Written task => Begin at the first line of the data and copy each line through the one containing "2.05, 1.98, 2.0];", that line included, with no pictures.

-- START Source material --

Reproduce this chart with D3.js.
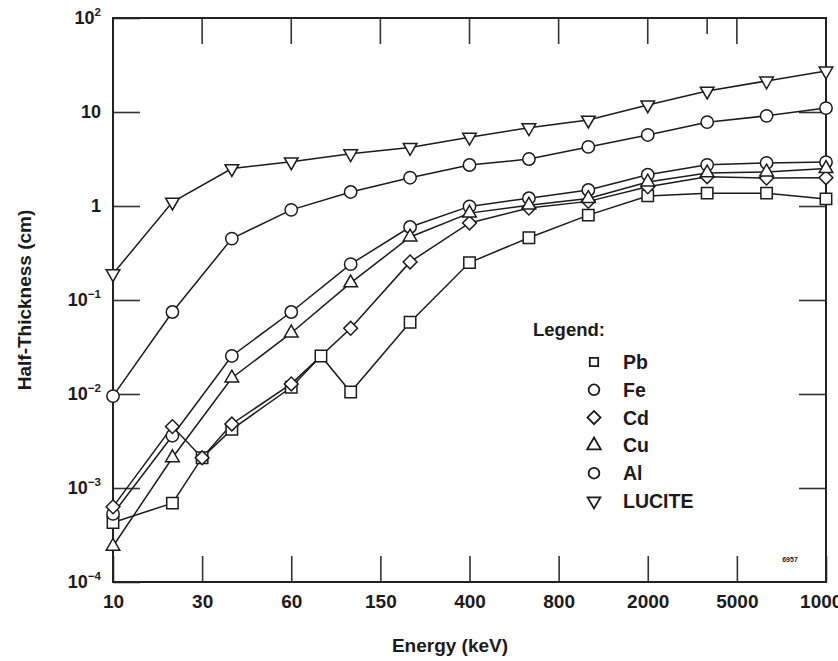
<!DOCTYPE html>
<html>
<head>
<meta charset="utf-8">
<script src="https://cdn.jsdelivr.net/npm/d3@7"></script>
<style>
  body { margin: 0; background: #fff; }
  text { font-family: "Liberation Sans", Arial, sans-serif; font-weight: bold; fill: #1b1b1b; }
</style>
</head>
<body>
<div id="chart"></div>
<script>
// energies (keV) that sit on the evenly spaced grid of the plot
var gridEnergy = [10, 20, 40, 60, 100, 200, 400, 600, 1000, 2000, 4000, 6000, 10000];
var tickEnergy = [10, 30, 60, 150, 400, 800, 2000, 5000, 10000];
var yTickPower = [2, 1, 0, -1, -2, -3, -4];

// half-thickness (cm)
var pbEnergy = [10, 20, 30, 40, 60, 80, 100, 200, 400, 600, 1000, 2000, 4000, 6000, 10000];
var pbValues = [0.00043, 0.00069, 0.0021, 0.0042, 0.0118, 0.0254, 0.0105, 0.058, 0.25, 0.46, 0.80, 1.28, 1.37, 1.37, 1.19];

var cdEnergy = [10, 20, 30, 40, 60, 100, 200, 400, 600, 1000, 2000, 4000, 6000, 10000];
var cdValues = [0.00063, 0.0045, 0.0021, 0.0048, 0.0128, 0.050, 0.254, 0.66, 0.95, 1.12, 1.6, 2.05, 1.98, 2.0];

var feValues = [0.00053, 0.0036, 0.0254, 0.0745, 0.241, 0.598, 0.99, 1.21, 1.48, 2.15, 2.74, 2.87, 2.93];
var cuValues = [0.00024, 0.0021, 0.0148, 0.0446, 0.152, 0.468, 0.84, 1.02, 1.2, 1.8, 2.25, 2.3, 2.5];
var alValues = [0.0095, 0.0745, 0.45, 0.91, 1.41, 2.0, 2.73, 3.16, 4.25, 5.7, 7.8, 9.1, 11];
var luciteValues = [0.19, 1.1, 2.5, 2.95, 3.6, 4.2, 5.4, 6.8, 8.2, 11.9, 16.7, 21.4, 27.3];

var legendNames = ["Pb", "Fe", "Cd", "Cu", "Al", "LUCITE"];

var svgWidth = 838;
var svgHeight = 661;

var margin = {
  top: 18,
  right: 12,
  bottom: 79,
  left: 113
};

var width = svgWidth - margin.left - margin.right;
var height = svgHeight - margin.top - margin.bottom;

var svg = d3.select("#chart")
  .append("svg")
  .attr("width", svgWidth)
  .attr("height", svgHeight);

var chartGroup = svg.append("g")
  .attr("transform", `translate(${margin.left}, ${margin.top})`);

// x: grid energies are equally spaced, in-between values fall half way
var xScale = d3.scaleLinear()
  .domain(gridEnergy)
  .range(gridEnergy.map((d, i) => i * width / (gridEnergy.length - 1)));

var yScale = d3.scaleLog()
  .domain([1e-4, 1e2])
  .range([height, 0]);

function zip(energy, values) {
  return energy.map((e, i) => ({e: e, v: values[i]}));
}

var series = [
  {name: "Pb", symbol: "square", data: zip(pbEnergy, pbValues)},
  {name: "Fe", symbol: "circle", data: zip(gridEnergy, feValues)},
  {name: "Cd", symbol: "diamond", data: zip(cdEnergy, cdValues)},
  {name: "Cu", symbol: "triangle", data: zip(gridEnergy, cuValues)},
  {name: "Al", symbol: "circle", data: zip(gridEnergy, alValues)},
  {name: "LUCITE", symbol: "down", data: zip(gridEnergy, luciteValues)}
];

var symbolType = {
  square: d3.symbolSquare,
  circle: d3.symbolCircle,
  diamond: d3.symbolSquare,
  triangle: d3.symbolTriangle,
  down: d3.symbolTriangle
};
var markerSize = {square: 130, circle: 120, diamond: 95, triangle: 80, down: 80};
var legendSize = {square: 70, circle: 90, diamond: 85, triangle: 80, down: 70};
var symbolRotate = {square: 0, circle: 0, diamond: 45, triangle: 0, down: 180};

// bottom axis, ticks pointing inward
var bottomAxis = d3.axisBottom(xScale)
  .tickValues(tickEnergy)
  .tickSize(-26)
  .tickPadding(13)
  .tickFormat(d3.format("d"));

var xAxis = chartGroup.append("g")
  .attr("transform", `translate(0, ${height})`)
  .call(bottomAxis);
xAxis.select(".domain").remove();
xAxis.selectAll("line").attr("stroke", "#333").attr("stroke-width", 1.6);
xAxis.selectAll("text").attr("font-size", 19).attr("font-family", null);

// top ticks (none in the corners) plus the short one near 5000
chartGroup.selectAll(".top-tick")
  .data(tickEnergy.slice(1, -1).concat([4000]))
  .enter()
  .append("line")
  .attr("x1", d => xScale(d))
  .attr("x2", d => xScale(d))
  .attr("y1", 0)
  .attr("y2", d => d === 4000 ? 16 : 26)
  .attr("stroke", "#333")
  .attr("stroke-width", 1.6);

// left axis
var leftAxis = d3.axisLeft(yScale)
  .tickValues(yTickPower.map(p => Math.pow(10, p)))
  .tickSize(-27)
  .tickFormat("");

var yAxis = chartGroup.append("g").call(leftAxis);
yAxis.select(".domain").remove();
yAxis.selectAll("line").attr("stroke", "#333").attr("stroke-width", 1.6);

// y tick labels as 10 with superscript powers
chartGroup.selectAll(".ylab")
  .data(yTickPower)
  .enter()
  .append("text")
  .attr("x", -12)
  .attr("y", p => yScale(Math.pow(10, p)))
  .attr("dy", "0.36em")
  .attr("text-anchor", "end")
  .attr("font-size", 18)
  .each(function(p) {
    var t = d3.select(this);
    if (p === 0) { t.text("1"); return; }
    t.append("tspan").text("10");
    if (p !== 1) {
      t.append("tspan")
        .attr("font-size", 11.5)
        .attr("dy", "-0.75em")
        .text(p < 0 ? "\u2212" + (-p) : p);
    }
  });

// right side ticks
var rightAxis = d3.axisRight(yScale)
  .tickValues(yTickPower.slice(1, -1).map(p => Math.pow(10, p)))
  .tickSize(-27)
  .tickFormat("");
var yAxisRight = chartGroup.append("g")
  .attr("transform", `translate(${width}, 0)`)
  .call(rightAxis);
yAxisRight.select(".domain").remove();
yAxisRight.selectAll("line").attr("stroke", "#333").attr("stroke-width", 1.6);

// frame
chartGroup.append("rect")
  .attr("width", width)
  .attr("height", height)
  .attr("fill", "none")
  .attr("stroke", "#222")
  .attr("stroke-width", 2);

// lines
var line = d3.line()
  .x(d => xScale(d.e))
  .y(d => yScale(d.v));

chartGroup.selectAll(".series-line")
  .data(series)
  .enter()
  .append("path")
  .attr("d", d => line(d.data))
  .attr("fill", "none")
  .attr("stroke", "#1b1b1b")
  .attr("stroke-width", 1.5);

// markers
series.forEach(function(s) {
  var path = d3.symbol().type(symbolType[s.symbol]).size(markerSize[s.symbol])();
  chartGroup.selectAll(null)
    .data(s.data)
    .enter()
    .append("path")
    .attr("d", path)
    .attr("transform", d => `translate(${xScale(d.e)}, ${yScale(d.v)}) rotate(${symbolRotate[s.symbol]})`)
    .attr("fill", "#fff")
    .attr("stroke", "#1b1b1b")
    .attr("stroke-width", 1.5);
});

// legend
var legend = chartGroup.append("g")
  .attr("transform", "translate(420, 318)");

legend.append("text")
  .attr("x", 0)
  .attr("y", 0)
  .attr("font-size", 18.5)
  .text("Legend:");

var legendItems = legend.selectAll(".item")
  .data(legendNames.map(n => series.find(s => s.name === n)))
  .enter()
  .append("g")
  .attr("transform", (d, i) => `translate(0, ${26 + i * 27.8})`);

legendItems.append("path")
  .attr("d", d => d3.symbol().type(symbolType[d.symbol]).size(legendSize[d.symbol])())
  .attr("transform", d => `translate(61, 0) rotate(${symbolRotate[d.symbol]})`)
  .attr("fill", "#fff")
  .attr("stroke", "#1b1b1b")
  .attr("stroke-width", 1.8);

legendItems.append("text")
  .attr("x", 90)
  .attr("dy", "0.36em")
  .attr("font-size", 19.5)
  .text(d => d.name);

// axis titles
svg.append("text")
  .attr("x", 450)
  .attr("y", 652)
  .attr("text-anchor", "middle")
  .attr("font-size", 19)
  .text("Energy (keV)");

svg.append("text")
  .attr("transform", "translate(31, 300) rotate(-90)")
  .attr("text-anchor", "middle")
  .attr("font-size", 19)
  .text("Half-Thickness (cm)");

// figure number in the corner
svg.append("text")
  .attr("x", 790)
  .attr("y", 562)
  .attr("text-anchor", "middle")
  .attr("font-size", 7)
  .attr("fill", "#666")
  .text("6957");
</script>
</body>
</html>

-- END Source material --

Response to this task =>
Reproduce this chart with D3.js.
<!DOCTYPE html>
<html>
<head>
<meta charset="utf-8">
<script src="https://cdn.jsdelivr.net/npm/d3@7"></script>
<style>
  body { margin: 0; background: #fff; }
  text { font-family: "Liberation Sans", Arial, sans-serif; font-weight: bold; fill: #1b1b1b; }
</style>
</head>
<body>
<div id="chart"></div>
<script>
// energies (keV) that sit on the evenly spaced grid of the plot
var gridEnergy = [10, 20, 40, 60, 100, 200, 400, 600, 1000, 2000, 4000, 6000, 10000];
var tickEnergy = [10, 30, 60, 150, 400, 800, 2000, 5000, 10000];
var yTickPower = [2, 1, 0, -1, -2, -3, -4];

// half-thickness (cm)
var pbEnergy = [10, 20, 30, 40, 60, 80, 100, 200, 400, 600, 1000, 2000, 4000, 6000, 10000];
var pbValues = [0.00043, 0.00069, 0.0021, 0.0042, 0.0118, 0.0254, 0.0105, 0.058, 0.25, 0.46, 0.80, 1.28, 1.37, 1.37, 1.19];

var cdEnergy = [10, 20, 30, 40, 60, 100, 200, 400, 600, 1000, 2000, 4000, 6000, 10000];
var cdValues = [0.00063, 0.0045, 0.0021, 0.0048, 0.0128, 0.050, 0.254, 0.66, 0.95, 1.12, 1.6, 2.05, 1.98, 2.0];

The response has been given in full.